## Written request
Leaving out the pictures, retype the lines from the beginning of the listing through the line containing "W, H = 960, 1050".

***** Information supplied *****

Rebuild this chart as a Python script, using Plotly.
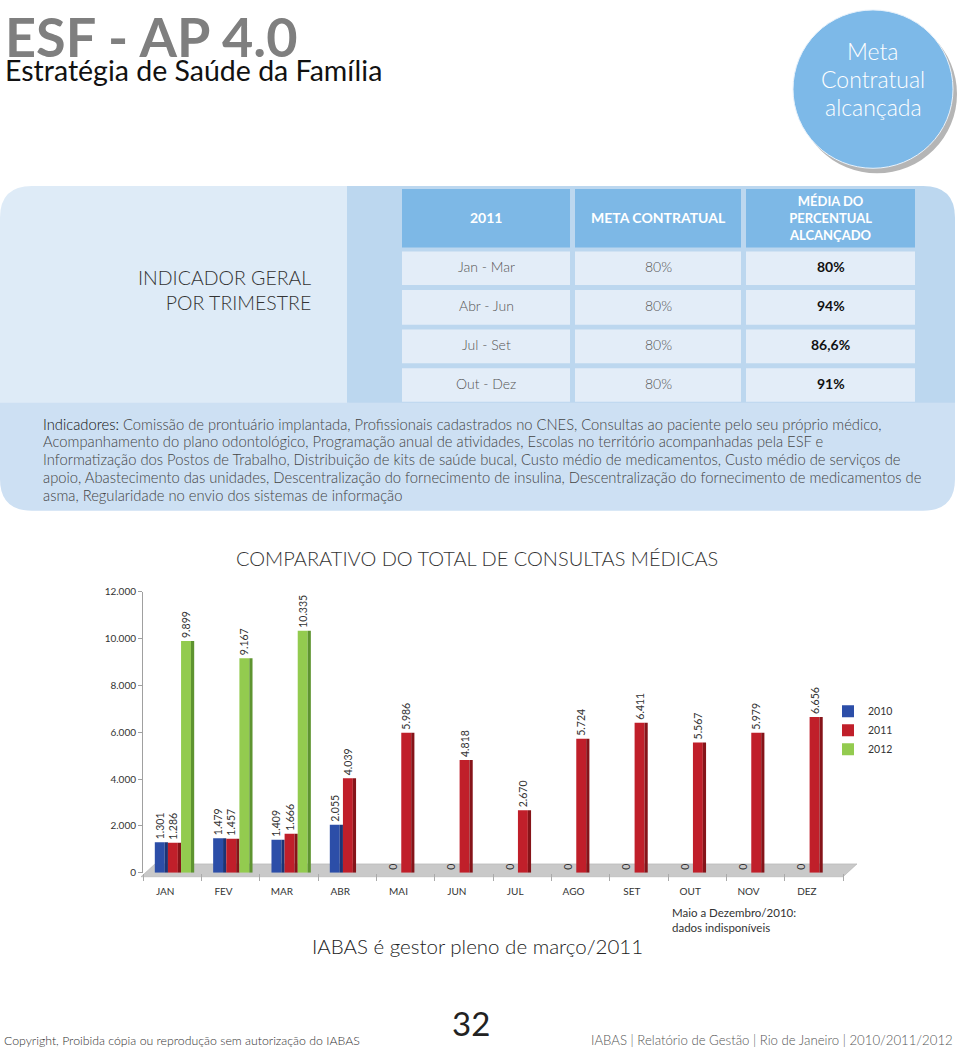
import plotly.graph_objects as go

W, H = 960, 1050

# ---------------- data ----------------
months = ["JAN", "FEV", "MAR", "ABR", "MAI", "JUN", "JUL", "AGO", "SET", "OUT", "NOV", "DEZ"]
v2010 = [1301, 1479, 1409, 2055, 0, 0, 0, 0, 0, 0, 0, 0]
v2011 = [1286, 1457, 1666, 4039, 5986, 4818, 2670, 5724, 6411, 5567, 5979, 6656]
v2012 = [9899, 9167, 10335, 0, 0, 0, 0, 0, 0, 0, 0, 0]
series_names = ["2010", "2011", "2012"]
y_ticks = [0, 2000, 4000, 6000, 8000, 10000, 12000]

table_header = ["2011", "META CONTRATUAL", "MÉDIA DO<br>PERCENTUAL<br>ALCANÇADO"]
quarters = ["Jan - Mar", "Abr - Jun", "Jul - Set", "Out - Dez"]
meta = ["80%", "80%", "80%", "80%"]
media = ["80%", "94%", "86,6%", "91%"]

indicadores_lines = [
    "Comissão de prontuário implantada, Profissionais cadastrados no CNES, Consultas ao paciente pelo seu próprio médico,",
    "Acompanhamento do plano odontológico, Programação anual de atividades, Escolas no território acompanhadas pela ESF e",
    "Informatização dos Postos de Trabalho, Distribuição de kits de saúde bucal, Custo médio de medicamentos, Custo médio de serviços de",
    "apoio, Abastecimento das unidades, Descentralização do fornecimento de insulina, Descentralização do fornecimento de medicamentos de",
    "asma, Regularidade no envio dos sistemas de informação",
]

FONT = "Lato"


def px(x):
    return x / W


def py(y):
    return 1 - y / H


def fmt(v):
    return f"{v:,}".replace(",", ".")


def rrect(x0, y0, x1, y1, tl=0, tr=0, br=0, bl=0):
    pts = []
    pts.append(f"M {px(x0 + tl)},{py(y0)}")
    pts.append(f"L {px(x1 - tr)},{py(y0)}")
    if tr:
        pts.append(f"Q {px(x1)},{py(y0)} {px(x1)},{py(y0 + tr)}")
    pts.append(f"L {px(x1)},{py(y1 - br)}")
    if br:
        pts.append(f"Q {px(x1)},{py(y1)} {px(x1 - br)},{py(y1)}")
    pts.append(f"L {px(x0 + bl)},{py(y1)}")
    if bl:
        pts.append(f"Q {px(x0)},{py(y1)} {px(x0)},{py(y1 - bl)}")
    pts.append(f"L {px(x0)},{py(y0 + tl)}")
    if tl:
        pts.append(f"Q {px(x0)},{py(y0)} {px(x0 + tl)},{py(y0)}")
    pts.append("Z")
    return " ".join(pts)


shapes = []
annots = []


def rect(x0, y0, x1, y1, color):
    shapes.append(dict(type="rect", xref="paper", yref="paper", x0=px(x0), x1=px(x1),
                       y0=py(y1), y1=py(y0), fillcolor=color, line=dict(width=0), layer="below"))


def text(x, y, s, size, color="#333333", xanchor="left", yanchor="middle", family=FONT,
         bold=False, weight=None):
    if bold:
        s = f"<b>{s}</b>"
    f = dict(family=family, size=size, color=color)
    if weight:
        f["weight"] = weight
    annots.append(dict(x=px(x), y=py(y), xref="paper", yref="paper", text=s, showarrow=False,
                       xanchor=xanchor, yanchor=yanchor,
                       align="center" if xanchor == "center" else xanchor,
                       font=f))


# ---------------- header ----------------
text(3, 31, "ESF - AP 4.0", 54, "#7f7f7f", bold=True)
text(3, 65, "Estratégia de Saúde da Família", 28.5, "#111111")

# circle
cx, cy, r = 873, 84, 80
shapes.append(dict(type="circle", xref="paper", yref="paper", x0=px(cx - r + 4), x1=px(cx + r + 4),
                   y0=py(cy + r + 5), y1=py(cy - r + 5), fillcolor="rgba(90,90,90,0.45)",
                   line=dict(width=0), layer="below"))
shapes.append(dict(type="circle", xref="paper", yref="paper", x0=px(cx - r), x1=px(cx + r),
                   y0=py(cy + r), y1=py(cy - r), fillcolor="#7db9e8",
                   line=dict(width=1, color="#e8f2fb"), layer="below"))
for i, s in enumerate(["Meta", "Contratual", "alcançada"]):
    text(cx, 45 + i * 28.5, s, 23, "#ffffff", xanchor="center", weight=300)

# ---------------- panel ----------------
shapes.append(dict(type="path", xref="paper", yref="paper", path=rrect(0, 400, 955, 510, br=32, bl=32),
                   fillcolor="#cde0f3", line=dict(width=0), layer="below"))
shapes.append(dict(type="path", xref="paper", yref="paper", path=rrect(0, 182, 349, 401, tl=32),
                   fillcolor="#deebf7", line=dict(width=0), layer="below"))
shapes.append(dict(type="path", xref="paper", yref="paper", path=rrect(347, 182, 955, 401, tr=32),
                   fillcolor="#bcd7ef", line=dict(width=0), layer="below"))

cols = [(402, 570), (575, 741), (746, 915)]
rows = [(248, 282), (287, 322), (327, 361), (366, 400)]
for (x0, x1), h in zip(cols, table_header):
    rect(x0, 185, x1, 244, "#7db8e6")
    text((x0 + x1) / 2, 214, h, 13 if "<br>" in h else 14, "#ffffff", xanchor="center", bold=True)
for ri, (y0, y1) in enumerate(rows):
    for ci, (x0, x1) in enumerate(cols):
        rect(x0, y0, x1, y1, "#e3edf8")
    yc = (y0 + y1) / 2 - 2
    text((cols[0][0] + cols[0][1]) / 2, yc, quarters[ri], 14, "#555555", xanchor="center", weight=300)
    text((cols[1][0] + cols[1][1]) / 2, yc, meta[ri], 14, "#555555", xanchor="center", weight=300)
    text((cols[2][0] + cols[2][1]) / 2, yc, media[ri], 14, "#111111", xanchor="center", bold=True)

text(313, 287, "INDICADOR GERAL<br>POR TRIMESTRE", 19.5, "#333333", xanchor="right", weight=300)

for i, line in enumerate(indicadores_lines):
    s = ("<span style='color:#111111'>Indicadores:</span> " + line) if i == 0 else line
    text(41, 422 + i * 18.1, s, 14.75, "#444444", weight=300)

# ---------------- chart texts ----------------
text(477, 558, "COMPARATIVO DO TOTAL DE CONSULTAS MÉDICAS", 20, "#333333", xanchor="center", weight=300)
text(670, 924, "Maio a Dezembro/2010:<br>dados indisponíveis", 11.5, "#333333")
text(477, 950, "IABAS é gestor pleno de março/2011", 20.5, "#222222", xanchor="center", weight=300)

# footer
text(2, 1045, "Copyright, Proibida cópia ou reprodução sem autorização do IABAS", 12.3, "#333333",
     weight=300)
text(471, 1050, "32", 33, "#222222", xanchor="center", yanchor="bottom")
text(955, 1045, "IABAS | Relatório de Gestão | Rio de Janeiro | 2010/2011/2012", 13.2, "#555555",
     xanchor="right", weight=300)

# floor of 3D chart
shapes.append(dict(type="path", xref="paper", yref="paper",
                   path=f"M {px(141)},{py(880)} L {px(843)},{py(880)} L {px(857)},{py(867)} L {px(155)},{py(867)} Z",
                   fillcolor="#c9c9c9", line=dict(width=0.6, color="#b0b0b0"), layer="below"))

# ---------------- bars ----------------
face_colors = ["#2c4ea8", "#c01f2a", "#93cb4f"]
side_colors = ["#1c3475", "#861419", "#5e9430"]
series = [v2010, v2011, v2012]
fw, sw, pitch = 0.17, 0.055, 0.225
start = -1.5 * pitch + 0.04

fig = go.Figure()
for i, (vals, name) in enumerate(zip(series, series_names)):
    off = start + i * pitch
    if i == 2:
        labels = [fmt(v) if v > 0 else "" for v in vals]
    else:
        labels = [fmt(v) for v in vals]
    fig.add_trace(go.Bar(x=months, y=vals, name=name, offset=off, width=fw,
                         marker=dict(color=face_colors[i], line=dict(width=0)),
                         text=labels, textposition="outside", textangle=-90, constraintext="none",
                         textfont=dict(family=FONT, size=10.5, color="#333333"),
                         cliponaxis=False, hoverinfo="x+y+name", legendrank=i))
    fig.add_trace(go.Bar(x=months, y=vals, name=name + " ", offset=off + fw, width=sw,
                         marker=dict(color=side_colors[i], line=dict(width=0)),
                         showlegend=False, hoverinfo="skip", cliponaxis=False))

fig.update_layout(
    width=W, height=H, autosize=False,
    margin=dict(l=0, r=0, t=0, b=0),
    paper_bgcolor="#ffffff", plot_bgcolor="rgba(0,0,0,0)",
    barmode="overlay", separators=",.",
    shapes=shapes, annotations=annots,
    font=dict(family=FONT, color="#333333"),
    showlegend=True,
    legend=dict(x=px(828), y=py(698), xanchor="left", yanchor="top",
                font=dict(family=FONT, size=10.5, color="#333333"),
                bgcolor="rgba(0,0,0,0)", tracegroupgap=0, itemwidth=30),
    xaxis=dict(domain=[px(143), px(843)], type="category", showline=False, showgrid=False,
               ticks="outside", tickson="boundaries", ticklen=7, tickcolor="#aaaaaa",
               tickfont=dict(family=FONT, size=10, color="#333333"), ticklabelshift=-7,
               ticklabelstandoff=11, zeroline=False, fixedrange=True),
    yaxis=dict(domain=[py(876), py(592)], range=[0, 12000], tickvals=y_ticks,
               tickformat=",.0f", showline=True, linecolor="#a0a0a0", linewidth=1,
               ticks="outside", ticklen=4, tickcolor="#a0a0a0", showgrid=False, zeroline=False,
               tickfont=dict(family=FONT, size=10, color="#333333"), fixedrange=True),
)

fig.write_html(
    "out.html",
    config={"displayModeBar": False},
    post_script="document.body.style.margin='0px';document.body.style.overflow='hidden';"
                "document.documentElement.style.overflow='hidden';",
)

*****

## Correct response
Rebuild this chart as a Python script, using Plotly.
import plotly.graph_objects as go

W, H = 960, 1050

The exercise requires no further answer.